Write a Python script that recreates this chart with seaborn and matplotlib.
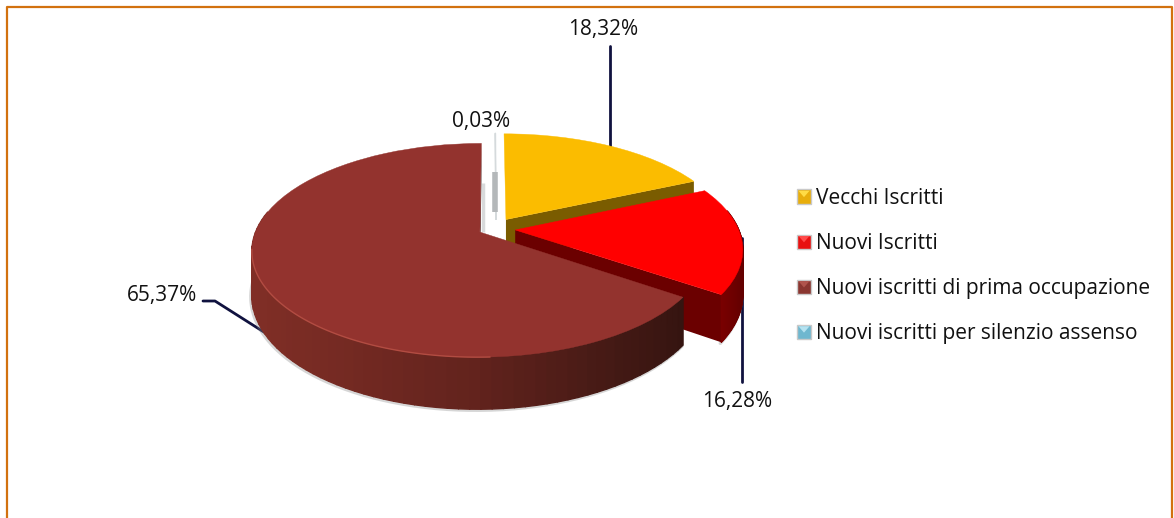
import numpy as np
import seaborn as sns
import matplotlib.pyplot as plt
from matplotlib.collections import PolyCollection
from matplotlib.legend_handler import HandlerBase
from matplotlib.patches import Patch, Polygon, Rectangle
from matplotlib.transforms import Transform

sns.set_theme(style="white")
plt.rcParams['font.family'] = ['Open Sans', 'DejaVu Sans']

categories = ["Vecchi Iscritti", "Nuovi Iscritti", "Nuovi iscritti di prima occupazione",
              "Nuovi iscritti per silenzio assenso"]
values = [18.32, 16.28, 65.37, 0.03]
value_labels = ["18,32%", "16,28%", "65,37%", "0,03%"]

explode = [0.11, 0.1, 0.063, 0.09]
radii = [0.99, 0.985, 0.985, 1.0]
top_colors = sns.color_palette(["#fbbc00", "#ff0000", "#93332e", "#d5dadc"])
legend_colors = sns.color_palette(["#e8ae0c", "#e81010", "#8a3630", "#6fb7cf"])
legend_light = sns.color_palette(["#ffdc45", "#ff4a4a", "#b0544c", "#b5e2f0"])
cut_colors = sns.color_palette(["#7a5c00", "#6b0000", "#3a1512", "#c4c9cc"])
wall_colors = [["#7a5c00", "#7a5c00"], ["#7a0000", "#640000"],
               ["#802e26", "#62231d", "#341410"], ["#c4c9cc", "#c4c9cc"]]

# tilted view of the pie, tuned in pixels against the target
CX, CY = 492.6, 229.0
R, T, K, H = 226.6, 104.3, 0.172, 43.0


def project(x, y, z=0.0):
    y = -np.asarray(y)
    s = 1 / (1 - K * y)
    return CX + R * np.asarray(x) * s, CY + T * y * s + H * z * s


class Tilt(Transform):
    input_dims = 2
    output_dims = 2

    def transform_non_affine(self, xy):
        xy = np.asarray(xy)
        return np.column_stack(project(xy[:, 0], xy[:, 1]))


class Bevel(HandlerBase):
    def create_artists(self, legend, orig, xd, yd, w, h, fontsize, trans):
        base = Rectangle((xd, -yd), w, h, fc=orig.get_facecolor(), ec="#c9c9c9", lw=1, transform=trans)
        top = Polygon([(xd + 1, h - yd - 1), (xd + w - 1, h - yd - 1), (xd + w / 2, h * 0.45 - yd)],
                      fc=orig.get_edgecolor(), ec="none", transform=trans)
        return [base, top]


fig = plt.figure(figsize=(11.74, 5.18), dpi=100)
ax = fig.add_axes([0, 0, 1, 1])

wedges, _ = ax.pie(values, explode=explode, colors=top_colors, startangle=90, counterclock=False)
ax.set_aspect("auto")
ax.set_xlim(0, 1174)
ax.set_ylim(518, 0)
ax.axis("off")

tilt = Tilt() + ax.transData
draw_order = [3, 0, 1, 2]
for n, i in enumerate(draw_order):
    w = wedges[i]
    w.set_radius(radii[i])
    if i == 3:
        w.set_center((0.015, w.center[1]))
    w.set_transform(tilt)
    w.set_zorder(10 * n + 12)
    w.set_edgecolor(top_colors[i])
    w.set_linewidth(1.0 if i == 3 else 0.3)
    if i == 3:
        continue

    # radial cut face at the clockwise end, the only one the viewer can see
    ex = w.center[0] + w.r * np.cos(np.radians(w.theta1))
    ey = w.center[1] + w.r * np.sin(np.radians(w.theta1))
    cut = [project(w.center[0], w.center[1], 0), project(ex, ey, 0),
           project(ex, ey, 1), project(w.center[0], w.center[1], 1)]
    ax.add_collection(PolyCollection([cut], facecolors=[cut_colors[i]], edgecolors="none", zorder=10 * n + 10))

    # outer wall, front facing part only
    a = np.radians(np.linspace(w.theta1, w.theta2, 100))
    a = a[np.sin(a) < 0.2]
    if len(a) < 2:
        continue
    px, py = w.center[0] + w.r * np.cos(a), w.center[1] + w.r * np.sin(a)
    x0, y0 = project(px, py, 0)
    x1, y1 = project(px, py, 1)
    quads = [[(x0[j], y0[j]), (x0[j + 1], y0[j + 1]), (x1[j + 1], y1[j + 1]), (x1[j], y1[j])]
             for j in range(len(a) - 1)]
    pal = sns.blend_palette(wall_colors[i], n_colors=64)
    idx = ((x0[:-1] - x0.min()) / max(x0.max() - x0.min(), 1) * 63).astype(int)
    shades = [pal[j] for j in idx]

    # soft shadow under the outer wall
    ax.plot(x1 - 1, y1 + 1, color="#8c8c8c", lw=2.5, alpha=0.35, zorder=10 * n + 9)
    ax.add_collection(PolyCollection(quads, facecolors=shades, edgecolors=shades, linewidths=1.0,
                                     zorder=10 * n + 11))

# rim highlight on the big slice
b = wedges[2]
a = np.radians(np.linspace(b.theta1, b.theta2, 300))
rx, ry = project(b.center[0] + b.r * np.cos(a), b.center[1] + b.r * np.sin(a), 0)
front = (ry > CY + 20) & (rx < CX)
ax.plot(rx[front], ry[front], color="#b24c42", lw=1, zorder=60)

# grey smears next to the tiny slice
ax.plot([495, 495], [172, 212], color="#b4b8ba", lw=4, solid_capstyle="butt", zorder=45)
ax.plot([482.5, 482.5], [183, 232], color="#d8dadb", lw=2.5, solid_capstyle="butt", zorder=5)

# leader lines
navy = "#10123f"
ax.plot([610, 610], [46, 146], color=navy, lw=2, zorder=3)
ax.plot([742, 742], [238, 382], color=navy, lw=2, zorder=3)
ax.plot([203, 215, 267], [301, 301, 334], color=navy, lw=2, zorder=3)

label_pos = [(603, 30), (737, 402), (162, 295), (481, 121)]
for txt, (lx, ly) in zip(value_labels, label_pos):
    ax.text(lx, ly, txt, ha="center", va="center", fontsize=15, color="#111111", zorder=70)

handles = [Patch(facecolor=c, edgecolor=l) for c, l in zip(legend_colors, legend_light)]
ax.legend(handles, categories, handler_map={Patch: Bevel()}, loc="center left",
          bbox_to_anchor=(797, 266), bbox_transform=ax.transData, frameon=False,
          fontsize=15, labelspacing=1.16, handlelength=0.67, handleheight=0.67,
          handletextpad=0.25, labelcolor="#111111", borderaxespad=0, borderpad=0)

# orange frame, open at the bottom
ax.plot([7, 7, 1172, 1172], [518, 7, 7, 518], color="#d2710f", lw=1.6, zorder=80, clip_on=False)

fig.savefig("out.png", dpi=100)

——————

= Given problem =
The lines from the start of the data through the line that contains "return np.column_stack(project(xy[:, 0], xy[:, 1]))" are to be returned exactly, please, with both ends included and every picture left out.

= Complete answer =
Write a Python script that recreates this chart with seaborn and matplotlib.
import numpy as np
import seaborn as sns
import matplotlib.pyplot as plt
from matplotlib.collections import PolyCollection
from matplotlib.legend_handler import HandlerBase
from matplotlib.patches import Patch, Polygon, Rectangle
from matplotlib.transforms import Transform

sns.set_theme(style="white")
plt.rcParams['font.family'] = ['Open Sans', 'DejaVu Sans']

categories = ["Vecchi Iscritti", "Nuovi Iscritti", "Nuovi iscritti di prima occupazione",
              "Nuovi iscritti per silenzio assenso"]
values = [18.32, 16.28, 65.37, 0.03]
value_labels = ["18,32%", "16,28%", "65,37%", "0,03%"]

explode = [0.11, 0.1, 0.063, 0.09]
radii = [0.99, 0.985, 0.985, 1.0]
top_colors = sns.color_palette(["#fbbc00", "#ff0000", "#93332e", "#d5dadc"])
legend_colors = sns.color_palette(["#e8ae0c", "#e81010", "#8a3630", "#6fb7cf"])
legend_light = sns.color_palette(["#ffdc45", "#ff4a4a", "#b0544c", "#b5e2f0"])
cut_colors = sns.color_palette(["#7a5c00", "#6b0000", "#3a1512", "#c4c9cc"])
wall_colors = [["#7a5c00", "#7a5c00"], ["#7a0000", "#640000"],
               ["#802e26", "#62231d", "#341410"], ["#c4c9cc", "#c4c9cc"]]

# tilted view of the pie, tuned in pixels against the target
CX, CY = 492.6, 229.0
R, T, K, H = 226.6, 104.3, 0.172, 43.0


def project(x, y, z=0.0):
    y = -np.asarray(y)
    s = 1 / (1 - K * y)
    return CX + R * np.asarray(x) * s, CY + T * y * s + H * z * s


class Tilt(Transform):
    input_dims = 2
    output_dims = 2

    def transform_non_affine(self, xy):
        xy = np.asarray(xy)
        return np.column_stack(project(xy[:, 0], xy[:, 1]))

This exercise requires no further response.